▶ REQUIREMENTS:
Look through the records below, and copy out every line that holds the string "page".

▶ EXTRACTED INFORMATION:
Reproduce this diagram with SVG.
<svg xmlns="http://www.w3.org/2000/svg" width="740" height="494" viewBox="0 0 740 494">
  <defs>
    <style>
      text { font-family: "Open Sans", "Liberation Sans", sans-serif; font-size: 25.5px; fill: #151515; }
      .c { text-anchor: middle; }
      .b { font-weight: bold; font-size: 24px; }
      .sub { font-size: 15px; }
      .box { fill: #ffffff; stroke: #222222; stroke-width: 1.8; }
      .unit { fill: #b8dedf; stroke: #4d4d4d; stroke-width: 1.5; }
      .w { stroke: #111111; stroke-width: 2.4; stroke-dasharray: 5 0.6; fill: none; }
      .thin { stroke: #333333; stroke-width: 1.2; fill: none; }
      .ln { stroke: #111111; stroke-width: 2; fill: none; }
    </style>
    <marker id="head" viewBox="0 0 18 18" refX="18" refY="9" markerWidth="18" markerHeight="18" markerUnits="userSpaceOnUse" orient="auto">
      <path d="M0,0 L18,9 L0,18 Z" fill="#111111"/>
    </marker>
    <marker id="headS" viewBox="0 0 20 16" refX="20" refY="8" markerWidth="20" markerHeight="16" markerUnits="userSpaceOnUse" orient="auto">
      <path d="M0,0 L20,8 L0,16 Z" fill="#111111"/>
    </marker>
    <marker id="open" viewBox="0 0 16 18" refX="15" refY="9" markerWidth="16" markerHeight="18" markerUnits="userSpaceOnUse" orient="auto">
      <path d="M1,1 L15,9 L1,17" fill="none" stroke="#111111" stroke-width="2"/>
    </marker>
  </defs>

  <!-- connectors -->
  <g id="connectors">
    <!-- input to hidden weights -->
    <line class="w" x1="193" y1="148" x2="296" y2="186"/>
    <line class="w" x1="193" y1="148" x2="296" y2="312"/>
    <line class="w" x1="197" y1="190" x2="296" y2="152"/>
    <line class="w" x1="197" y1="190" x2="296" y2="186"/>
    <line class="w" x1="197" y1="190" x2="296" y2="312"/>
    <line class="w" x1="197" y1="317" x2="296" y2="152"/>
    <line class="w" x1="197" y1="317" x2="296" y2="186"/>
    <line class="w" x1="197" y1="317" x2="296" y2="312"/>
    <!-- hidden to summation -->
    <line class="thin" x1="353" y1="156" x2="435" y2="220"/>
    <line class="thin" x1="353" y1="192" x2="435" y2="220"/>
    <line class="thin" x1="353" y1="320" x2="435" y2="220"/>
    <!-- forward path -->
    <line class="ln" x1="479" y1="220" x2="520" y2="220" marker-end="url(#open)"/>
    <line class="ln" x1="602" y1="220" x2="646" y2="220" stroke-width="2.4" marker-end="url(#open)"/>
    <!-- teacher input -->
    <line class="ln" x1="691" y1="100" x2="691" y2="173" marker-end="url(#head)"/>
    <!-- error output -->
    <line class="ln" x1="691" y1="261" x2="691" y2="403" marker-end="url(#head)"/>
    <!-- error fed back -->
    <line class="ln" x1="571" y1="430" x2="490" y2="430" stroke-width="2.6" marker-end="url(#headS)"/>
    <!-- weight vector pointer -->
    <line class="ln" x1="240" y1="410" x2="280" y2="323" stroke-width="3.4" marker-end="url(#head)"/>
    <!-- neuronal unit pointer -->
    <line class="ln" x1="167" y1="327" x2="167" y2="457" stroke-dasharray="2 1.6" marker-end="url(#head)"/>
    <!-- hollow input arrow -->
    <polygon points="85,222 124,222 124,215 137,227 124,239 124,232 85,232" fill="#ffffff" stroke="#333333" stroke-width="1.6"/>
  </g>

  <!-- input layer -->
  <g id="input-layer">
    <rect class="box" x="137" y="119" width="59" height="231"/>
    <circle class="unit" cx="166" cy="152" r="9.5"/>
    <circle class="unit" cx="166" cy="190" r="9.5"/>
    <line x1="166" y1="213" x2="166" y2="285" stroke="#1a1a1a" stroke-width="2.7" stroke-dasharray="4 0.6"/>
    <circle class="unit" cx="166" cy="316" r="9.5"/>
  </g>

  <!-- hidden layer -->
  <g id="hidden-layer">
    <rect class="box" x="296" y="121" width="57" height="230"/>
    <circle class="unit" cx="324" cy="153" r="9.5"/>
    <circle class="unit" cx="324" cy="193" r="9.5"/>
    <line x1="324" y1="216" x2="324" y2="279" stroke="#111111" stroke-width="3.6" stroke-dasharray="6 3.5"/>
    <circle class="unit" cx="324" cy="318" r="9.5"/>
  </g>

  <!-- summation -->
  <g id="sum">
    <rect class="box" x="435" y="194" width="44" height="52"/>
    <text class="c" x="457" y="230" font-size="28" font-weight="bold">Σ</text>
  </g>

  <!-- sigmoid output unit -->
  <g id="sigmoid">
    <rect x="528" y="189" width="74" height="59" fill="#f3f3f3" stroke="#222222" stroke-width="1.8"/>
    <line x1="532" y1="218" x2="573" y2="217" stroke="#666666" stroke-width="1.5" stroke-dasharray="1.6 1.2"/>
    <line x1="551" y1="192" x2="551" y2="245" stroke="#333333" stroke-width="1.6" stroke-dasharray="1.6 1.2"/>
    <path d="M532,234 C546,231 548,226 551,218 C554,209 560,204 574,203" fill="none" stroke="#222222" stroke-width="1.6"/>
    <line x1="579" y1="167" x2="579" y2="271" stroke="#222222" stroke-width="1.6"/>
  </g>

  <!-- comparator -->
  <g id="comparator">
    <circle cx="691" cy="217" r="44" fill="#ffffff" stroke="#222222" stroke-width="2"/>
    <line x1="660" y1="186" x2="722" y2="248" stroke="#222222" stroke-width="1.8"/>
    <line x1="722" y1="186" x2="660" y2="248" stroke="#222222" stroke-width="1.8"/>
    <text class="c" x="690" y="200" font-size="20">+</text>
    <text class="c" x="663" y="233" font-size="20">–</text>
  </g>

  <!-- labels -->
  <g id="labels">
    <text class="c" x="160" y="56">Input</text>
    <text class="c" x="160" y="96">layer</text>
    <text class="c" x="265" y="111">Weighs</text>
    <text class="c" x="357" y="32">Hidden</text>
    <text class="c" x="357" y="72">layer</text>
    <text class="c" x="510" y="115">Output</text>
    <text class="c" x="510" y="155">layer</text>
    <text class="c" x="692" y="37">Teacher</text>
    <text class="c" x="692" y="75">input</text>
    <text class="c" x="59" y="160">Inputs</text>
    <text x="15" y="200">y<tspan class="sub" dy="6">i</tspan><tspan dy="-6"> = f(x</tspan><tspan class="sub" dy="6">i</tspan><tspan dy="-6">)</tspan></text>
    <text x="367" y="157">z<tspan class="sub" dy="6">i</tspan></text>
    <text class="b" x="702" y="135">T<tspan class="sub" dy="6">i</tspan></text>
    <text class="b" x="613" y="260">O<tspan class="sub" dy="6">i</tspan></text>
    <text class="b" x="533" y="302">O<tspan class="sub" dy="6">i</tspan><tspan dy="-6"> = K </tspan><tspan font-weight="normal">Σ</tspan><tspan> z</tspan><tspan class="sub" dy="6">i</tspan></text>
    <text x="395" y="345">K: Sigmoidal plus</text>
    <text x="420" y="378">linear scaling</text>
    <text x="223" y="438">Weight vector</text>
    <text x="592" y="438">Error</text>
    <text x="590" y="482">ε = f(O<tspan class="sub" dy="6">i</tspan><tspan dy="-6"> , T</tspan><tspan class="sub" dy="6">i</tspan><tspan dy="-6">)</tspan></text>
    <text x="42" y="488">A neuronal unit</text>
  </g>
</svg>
---
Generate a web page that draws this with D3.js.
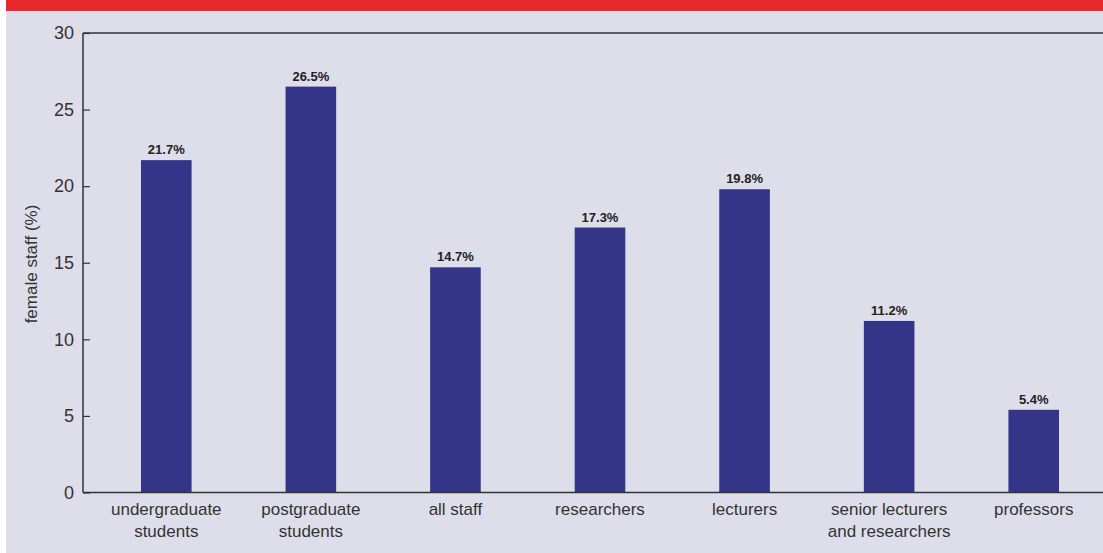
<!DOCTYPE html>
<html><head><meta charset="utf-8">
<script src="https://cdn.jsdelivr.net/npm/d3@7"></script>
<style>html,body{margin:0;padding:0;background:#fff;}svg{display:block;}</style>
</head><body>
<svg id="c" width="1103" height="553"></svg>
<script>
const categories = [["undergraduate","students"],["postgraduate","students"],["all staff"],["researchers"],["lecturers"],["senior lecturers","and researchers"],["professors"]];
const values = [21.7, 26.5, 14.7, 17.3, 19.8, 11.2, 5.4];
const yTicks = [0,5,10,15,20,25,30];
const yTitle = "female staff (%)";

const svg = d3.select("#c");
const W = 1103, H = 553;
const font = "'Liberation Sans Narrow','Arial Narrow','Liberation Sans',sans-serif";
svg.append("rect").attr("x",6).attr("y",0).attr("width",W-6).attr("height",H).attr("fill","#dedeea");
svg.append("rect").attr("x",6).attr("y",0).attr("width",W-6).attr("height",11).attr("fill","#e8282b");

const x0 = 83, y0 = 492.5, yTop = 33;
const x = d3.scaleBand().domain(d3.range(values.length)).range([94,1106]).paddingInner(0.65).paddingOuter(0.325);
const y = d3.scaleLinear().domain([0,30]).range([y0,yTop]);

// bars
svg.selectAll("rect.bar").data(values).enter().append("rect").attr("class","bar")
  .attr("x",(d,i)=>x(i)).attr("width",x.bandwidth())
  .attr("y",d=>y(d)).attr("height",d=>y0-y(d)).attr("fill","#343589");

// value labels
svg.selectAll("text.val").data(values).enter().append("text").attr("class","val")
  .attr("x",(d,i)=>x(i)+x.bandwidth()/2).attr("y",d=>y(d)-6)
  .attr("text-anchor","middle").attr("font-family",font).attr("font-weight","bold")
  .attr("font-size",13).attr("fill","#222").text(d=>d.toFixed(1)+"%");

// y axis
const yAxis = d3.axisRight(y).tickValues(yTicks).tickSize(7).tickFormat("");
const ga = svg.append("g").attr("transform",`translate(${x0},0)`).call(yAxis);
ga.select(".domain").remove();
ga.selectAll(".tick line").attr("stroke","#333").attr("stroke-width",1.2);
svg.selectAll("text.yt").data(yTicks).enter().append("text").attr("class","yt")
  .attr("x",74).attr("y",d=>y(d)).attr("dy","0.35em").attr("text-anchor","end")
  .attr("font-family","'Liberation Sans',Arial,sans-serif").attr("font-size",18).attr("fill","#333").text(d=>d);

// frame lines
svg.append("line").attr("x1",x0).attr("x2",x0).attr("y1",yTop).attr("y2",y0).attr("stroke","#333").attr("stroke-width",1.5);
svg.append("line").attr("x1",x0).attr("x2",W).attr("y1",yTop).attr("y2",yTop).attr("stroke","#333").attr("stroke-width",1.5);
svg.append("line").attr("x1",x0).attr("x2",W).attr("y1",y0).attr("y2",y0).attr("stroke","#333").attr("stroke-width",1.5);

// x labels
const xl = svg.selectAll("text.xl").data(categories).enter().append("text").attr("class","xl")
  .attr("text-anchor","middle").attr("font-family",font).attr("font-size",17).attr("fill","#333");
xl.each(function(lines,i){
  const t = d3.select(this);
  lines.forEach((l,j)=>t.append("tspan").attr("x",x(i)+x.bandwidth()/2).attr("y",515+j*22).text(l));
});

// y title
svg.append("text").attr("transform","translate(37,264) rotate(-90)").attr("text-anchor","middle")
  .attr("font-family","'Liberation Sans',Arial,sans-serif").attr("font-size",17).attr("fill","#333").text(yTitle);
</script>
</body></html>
---
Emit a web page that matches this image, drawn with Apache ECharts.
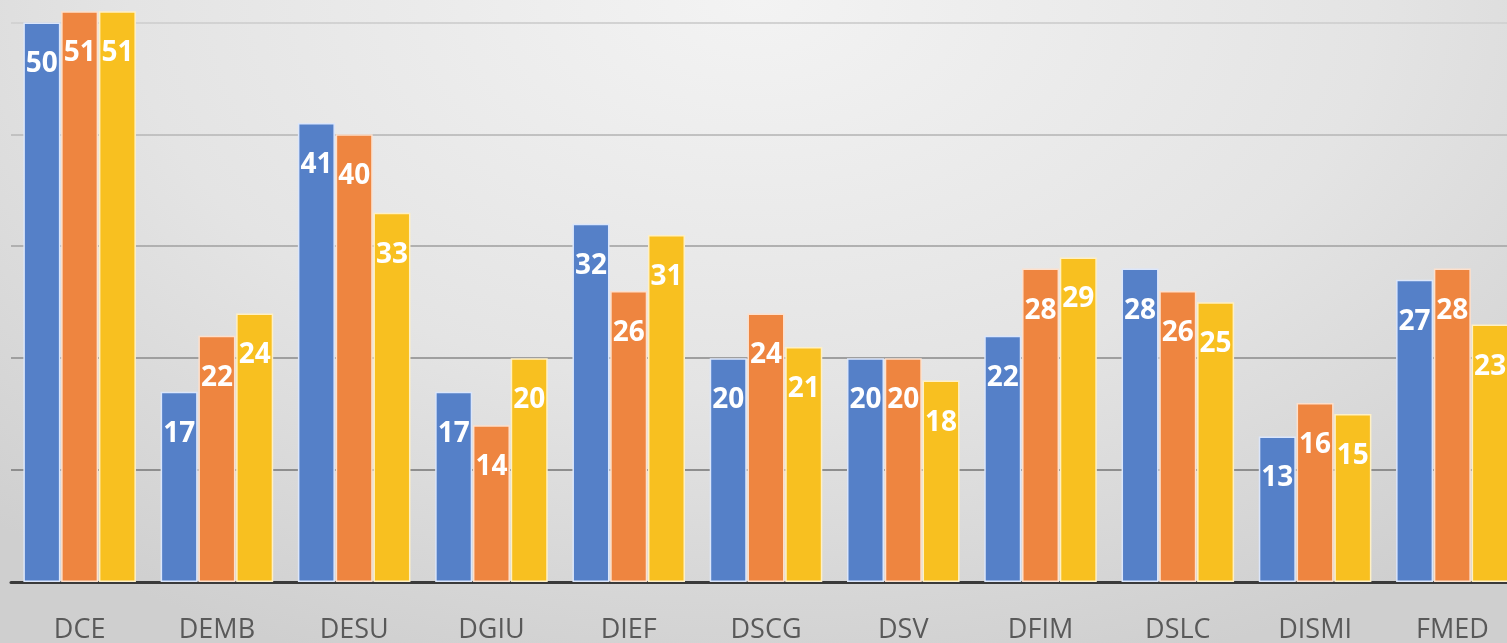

▶ THE SOLUTION:
Generate a web page that draws this with D3.js.
Emit a web page that matches this image, drawn with Apache ECharts.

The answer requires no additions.